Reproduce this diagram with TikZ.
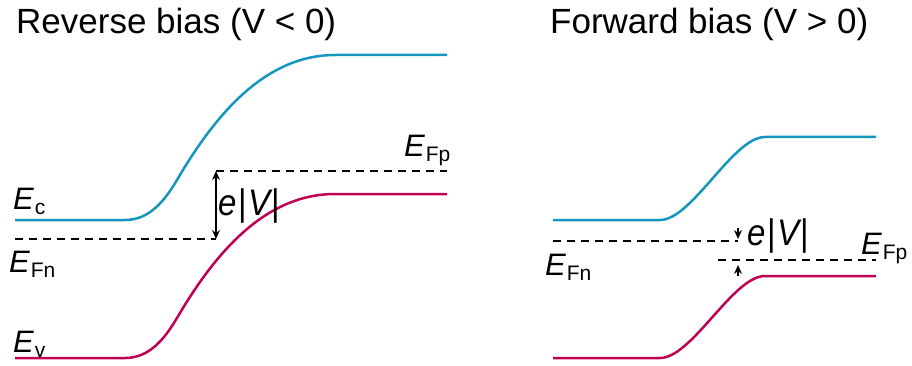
\documentclass[tikz,border=0pt]{standalone}
\usepackage{fontspec}
\setmainfont{Liberation Sans}
\usetikzlibrary{arrows.meta}
\definecolor{cband}{RGB}{20,150,190}
\definecolor{vband}{RGB}{192,0,82}
\newcommand{\lbl}[2]{{\itshape #1}\kern1pt\raisebox{-5pt}{\fontsize{21}{21}\selectfont #2}}
\newcommand{\eV}{\scalebox{1}[1.12]{{\itshape e}\kern1.5pt|\kern1.5pt{\itshape V}\kern1pt|}}
\begin{document}
\begin{tikzpicture}[x=1pt,y=-1pt,
  cline/.style={cband,line width=2.5pt},
  vline/.style={vband,line width=2.5pt},
  fermi/.style={black,line width=1.7pt,dash pattern=on 8pt off 6pt},
  txt/.style={inner sep=0pt,anchor=base west,font=\fontsize{35}{35}\selectfont},
  elbl/.style={inner sep=0pt,anchor=base west,font=\fontsize{31}{31}\selectfont},
  vlbl/.style={inner sep=0pt,anchor=base west,font=\fontsize{33}{33}\selectfont},
  darr/.style={black,line width=1.4pt,{Stealth[length=9pt,width=8pt,inset=3pt]}-{Stealth[length=9pt,width=8pt,inset=3pt]}},
  sarr/.style={black,line width=1.4pt,-{Stealth[length=9pt,width=8pt,inset=3pt]}}]
\useasboundingbox (0,0) rectangle (912,366);
% titles
\node[txt] (t1) at (16,34) {Reverse bias (V < 0)};
\node[txt] (t2) at (550,34) {Forward bias (V > 0)};
% left diagram
\coordinate (lc0) at (15,220); \coordinate (lc1) at (125,220);
\coordinate (lcm) at (177,180);
\coordinate (lc2) at (335,55); \coordinate (lc3) at (447,55);
\draw[cline] (lc0) -- (lc1) .. controls (150,220) and (165,200) .. (lcm)
  .. controls (215,115) and (265,55) .. (lc2) -- (lc3);
\coordinate (lv0) at (15,358); \coordinate (lv1) at (125,358);
\coordinate (lvm) at (177,318);
\coordinate (lv2) at (335,194); \coordinate (lv3) at (447,194);
\draw[vline] (lv0) -- (lv1) .. controls (150,358) and (165,338) .. (lvm)
  .. controls (215,253) and (265,194) .. (lv2) -- (lv3);
\coordinate (lfn0) at (15,239); \coordinate (lfn1) at (216,239);
\coordinate (lfp0) at (216,171); \coordinate (lfp1) at (447,171);
\draw[fermi] (lfn0) -- (lfn1);
\draw[fermi] (lfp0) -- (lfp1);
\draw[darr] (lfp0) -- (lfn1);
\node[elbl] (lEc) at (13,209) {\lbl{E}{c}};
\node[elbl] (lEfn) at (9,272) {\lbl{E}{Fn}};
\node[elbl] (lEv) at (13,352) {\lbl{E}{v}};
\node[elbl] (lEfp) at (404,157) {\lbl{E}{Fp}};
\node[vlbl] (lV) at (218,215) {\eV};
% right diagram
\coordinate (rc0) at (553,220); \coordinate (rc1) at (660,220);
\coordinate (rc2) at (765,137); \coordinate (rc3) at (876,137);
\draw[cline] (rc0) -- (rc1) .. controls (692,220) and (733,137) .. (rc2) -- (rc3);
\coordinate (rv0) at (553,358); \coordinate (rv1) at (660,358);
\coordinate (rv2) at (765,276); \coordinate (rv3) at (876,276);
\draw[vline] (rv0) -- (rv1) .. controls (692,358) and (733,276) .. (rv2) -- (rv3);
\coordinate (rfn0) at (553,241); \coordinate (rfn1) at (738,241);
\coordinate (rfp0) at (718,260); \coordinate (rfp1) at (876,260);
\draw[fermi] (rfn0) -- (rfn1);
\draw[fermi] (rfp0) -- (rfp1);
\coordinate (ra0) at (738,228); \coordinate (ra1) at (738,239);
\coordinate (rb0) at (738,276); \coordinate (rb1) at (738,265);
\draw[sarr] (ra0) -- (ra1);
\draw[sarr] (rb0) -- (rb1);
\node[vlbl] (rV) at (747,245) {\eV};
\node[elbl] (rEfp) at (861,254) {\lbl{E}{Fp}};
\node[elbl] (rEfn) at (545,275) {\lbl{E}{Fn}};
\end{tikzpicture}
\end{document}
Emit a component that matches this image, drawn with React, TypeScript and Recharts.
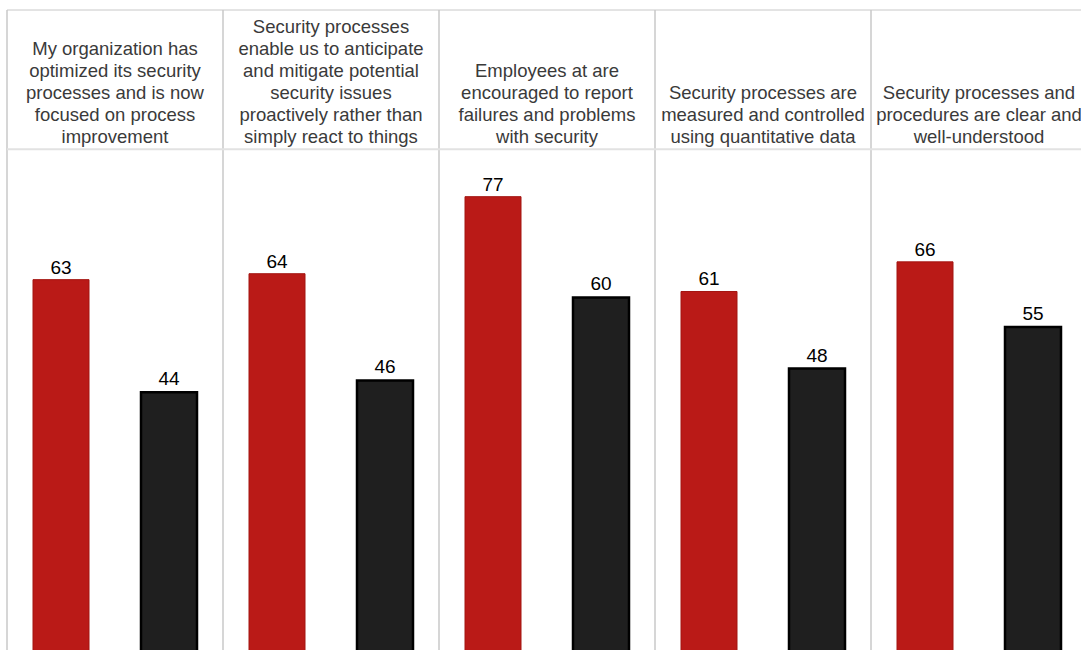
import { BarChart, Bar, XAxis, YAxis, CartesianGrid, ReferenceLine, LabelList } from "recharts";

const categories = [
  "My organization has\noptimized its security\nprocesses and is now\nfocused on process\nimprovement",
  "Security processes\nenable us to anticipate\nand mitigate potential\nsecurity issues\nproactively rather than\nsimply react to things",
  "Employees at are\nencouraged to report\nfailures and problems\nwith security",
  "Security processes are\nmeasured and controlled\nusing quantitative data",
  "Security processes and\nprocedures are clear and\nwell-understood",
];
const redValues = [63, 64, 77, 61, 66];
const blackValues = [44, 46, 60, 48, 55];

const data = categories.map((name, i) => ({
  name,
  red: redValues[i],
  black: blackValues[i],
}));

const FONT = "'Liberation Sans', Arial, sans-serif";

function HeaderTick(props: any) {
  const { x, y, payload } = props;
  const lines: string[] = String(payload.value).split("\n");
  const last = y + 133;
  return (
    <g>
      {lines.map((line, i) => (
        <text
          key={i}
          x={x}
          y={last - 22 * (lines.length - 1 - i)}
          textAnchor="middle"
          fontSize={18.5}
          fontFamily={FONT}
          fill="#3a3a3a"
        >
          {line}
        </text>
      ))}
    </g>
  );
}

export default function App() {
  return (
    <div
      style={{
        position: "fixed",
        top: 0,
        left: 0,
        width: 1081,
        height: 650,
        overflow: "hidden",
        background: "#fff",
      }}
    >
      <BarChart
        width={1100}
        height={660}
        data={data}
        margin={{ top: 9, right: 13, left: 7, bottom: 7 }}
        barSize={56}
        barGap={52}
      >
        <CartesianGrid
          horizontal={false}
          stroke="#d6d6d6"
          strokeWidth={2}
          verticalCoordinatesGenerator={({ offset }: any) =>
            categories.map((_, i) => offset.left + (i * offset.width) / categories.length)
          }
        />
        <XAxis
          dataKey="name"
          orientation="top"
          height={1}
          interval={0}
          tickLine={false}
          tickSize={0}
          tickMargin={0}
          axisLine={{ stroke: "#c8c8c8" }}
          tick={<HeaderTick />}
        />
        <YAxis hide domain={[0, 108.5]} />
        <ReferenceLine y={85} stroke="#e2e2e2" strokeWidth={2} />
        <Bar dataKey="red" fill="#BA1A17" stroke="#A31410" strokeWidth={1} isAnimationActive={false}>
          <LabelList dataKey="red" position="top" offset={6} fontSize={19} fontFamily={FONT} fill="#000" />
        </Bar>
        <Bar dataKey="black" fill="#1F1F1F" stroke="#000" strokeWidth={2.5} isAnimationActive={false}>
          <LabelList dataKey="black" position="top" offset={7} fontSize={19} fontFamily={FONT} fill="#000" />
        </Bar>
      </BarChart>
    </div>
  );
}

+---+

■ Task to carry out
Skip the pictures and print each record exactly as it stands.

■ Exercise solution
Reproduce this diagram with TikZ.
\documentclass[tikz,border=0pt]{standalone}
\usepackage{fontspec}
\setmainfont{Liberation Sans}
\usetikzlibrary{arrows.meta}
\definecolor{cband}{RGB}{20,150,190}
\definecolor{vband}{RGB}{192,0,82}
\newcommand{\lbl}[2]{{\itshape #1}\kern1pt\raisebox{-5pt}{\fontsize{21}{21}\selectfont #2}}
\newcommand{\eV}{\scalebox{1}[1.12]{{\itshape e}\kern1.5pt|\kern1.5pt{\itshape V}\kern1pt|}}
\begin{document}
\begin{tikzpicture}[x=1pt,y=-1pt,
  cline/.style={cband,line width=2.5pt},
  vline/.style={vband,line width=2.5pt},
  fermi/.style={black,line width=1.7pt,dash pattern=on 8pt off 6pt},
  txt/.style={inner sep=0pt,anchor=base west,font=\fontsize{35}{35}\selectfont},
  elbl/.style={inner sep=0pt,anchor=base west,font=\fontsize{31}{31}\selectfont},
  vlbl/.style={inner sep=0pt,anchor=base west,font=\fontsize{33}{33}\selectfont},
  darr/.style={black,line width=1.4pt,{Stealth[length=9pt,width=8pt,inset=3pt]}-{Stealth[length=9pt,width=8pt,inset=3pt]}},
  sarr/.style={black,line width=1.4pt,-{Stealth[length=9pt,width=8pt,inset=3pt]}}]
\useasboundingbox (0,0) rectangle (912,366);
% titles
\node[txt] (t1) at (16,34) {Reverse bias (V < 0)};
\node[txt] (t2) at (550,34) {Forward bias (V > 0)};
% left diagram
\coordinate (lc0) at (15,220); \coordinate (lc1) at (125,220);
\coordinate (lcm) at (177,180);
\coordinate (lc2) at (335,55); \coordinate (lc3) at (447,55);
\draw[cline] (lc0) -- (lc1) .. controls (150,220) and (165,200) .. (lcm)
  .. controls (215,115) and (265,55) .. (lc2) -- (lc3);
\coordinate (lv0) at (15,358); \coordinate (lv1) at (125,358);
\coordinate (lvm) at (177,318);
\coordinate (lv2) at (335,194); \coordinate (lv3) at (447,194);
\draw[vline] (lv0) -- (lv1) .. controls (150,358) and (165,338) .. (lvm)
  .. controls (215,253) and (265,194) .. (lv2) -- (lv3);
\coordinate (lfn0) at (15,239); \coordinate (lfn1) at (216,239);
\coordinate (lfp0) at (216,171); \coordinate (lfp1) at (447,171);
\draw[fermi] (lfn0) -- (lfn1);
\draw[fermi] (lfp0) -- (lfp1);
\draw[darr] (lfp0) -- (lfn1);
\node[elbl] (lEc) at (13,209) {\lbl{E}{c}};
\node[elbl] (lEfn) at (9,272) {\lbl{E}{Fn}};
\node[elbl] (lEv) at (13,352) {\lbl{E}{v}};
\node[elbl] (lEfp) at (404,157) {\lbl{E}{Fp}};
\node[vlbl] (lV) at (218,215) {\eV};
% right diagram
\coordinate (rc0) at (553,220); \coordinate (rc1) at (660,220);
\coordinate (rc2) at (765,137); \coordinate (rc3) at (876,137);
\draw[cline] (rc0) -- (rc1) .. controls (692,220) and (733,137) .. (rc2) -- (rc3);
\coordinate (rv0) at (553,358); \coordinate (rv1) at (660,358);
\coordinate (rv2) at (765,276); \coordinate (rv3) at (876,276);
\draw[vline] (rv0) -- (rv1) .. controls (692,358) and (733,276) .. (rv2) -- (rv3);
\coordinate (rfn0) at (553,241); \coordinate (rfn1) at (738,241);
\coordinate (rfp0) at (718,260); \coordinate (rfp1) at (876,260);
\draw[fermi] (rfn0) -- (rfn1);
\draw[fermi] (rfp0) -- (rfp1);
\coordinate (ra0) at (738,228); \coordinate (ra1) at (738,239);
\coordinate (rb0) at (738,276); \coordinate (rb1) at (738,265);
\draw[sarr] (ra0) -- (ra1);
\draw[sarr] (rb0) -- (rb1);
\node[vlbl] (rV) at (747,245) {\eV};
\node[elbl] (rEfp) at (861,254) {\lbl{E}{Fp}};
\node[elbl] (rEfn) at (545,275) {\lbl{E}{Fn}};
\end{tikzpicture}
\end{document}
Emit a component that matches this image, drawn with React, TypeScript and Recharts.
import { BarChart, Bar, XAxis, YAxis, CartesianGrid, ReferenceLine, LabelList } from "recharts";

const categories = [
  "My organization has\noptimized its security\nprocesses and is now\nfocused on process\nimprovement",
  "Security processes\nenable us to anticipate\nand mitigate potential\nsecurity issues\nproactively rather than\nsimply react to things",
  "Employees at are\nencouraged to report\nfailures and problems\nwith security",
  "Security processes are\nmeasured and controlled\nusing quantitative data",
  "Security processes and\nprocedures are clear and\nwell-understood",
];
const redValues = [63, 64, 77, 61, 66];
const blackValues = [44, 46, 60, 48, 55];

const data = categories.map((name, i) => ({
  name,
  red: redValues[i],
  black: blackValues[i],
}));

const FONT = "'Liberation Sans', Arial, sans-serif";

function HeaderTick(props: any) {
  const { x, y, payload } = props;
  const lines: string[] = String(payload.value).split("\n");
  const last = y + 133;
  return (
    <g>
      {lines.map((line, i) => (
        <text
          key={i}
          x={x}
          y={last - 22 * (lines.length - 1 - i)}
          textAnchor="middle"
          fontSize={18.5}
          fontFamily={FONT}
          fill="#3a3a3a"
        >
          {line}
        </text>
      ))}
    </g>
  );
}

export default function App() {
  return (
    <div
      style={{
        position: "fixed",
        top: 0,
        left: 0,
        width: 1081,
        height: 650,
        overflow: "hidden",
        background: "#fff",
      }}
    >
      <BarChart
        width={1100}
        height={660}
        data={data}
        margin={{ top: 9, right: 13, left: 7, bottom: 7 }}
        barSize={56}
        barGap={52}
      >
        <CartesianGrid
          horizontal={false}
          stroke="#d6d6d6"
          strokeWidth={2}
          verticalCoordinatesGenerator={({ offset }: any) =>
            categories.map((_, i) => offset.left + (i * offset.width) / categories.length)
          }
        />
        <XAxis
          dataKey="name"
          orientation="top"
          height={1}
          interval={0}
          tickLine={false}
          tickSize={0}
          tickMargin={0}
          axisLine={{ stroke: "#c8c8c8" }}
          tick={<HeaderTick />}
        />
        <YAxis hide domain={[0, 108.5]} />
        <ReferenceLine y={85} stroke="#e2e2e2" strokeWidth={2} />
        <Bar dataKey="red" fill="#BA1A17" stroke="#A31410" strokeWidth={1} isAnimationActive={false}>
          <LabelList dataKey="red" position="top" offset={6} fontSize={19} fontFamily={FONT} fill="#000" />
        </Bar>
        <Bar dataKey="black" fill="#1F1F1F" stroke="#000" strokeWidth={2.5} isAnimationActive={false}>
          <LabelList dataKey="black" position="top" offset={7} fontSize={19} fontFamily={FONT} fill="#000" />
        </Bar>
      </BarChart>
    </div>
  );
}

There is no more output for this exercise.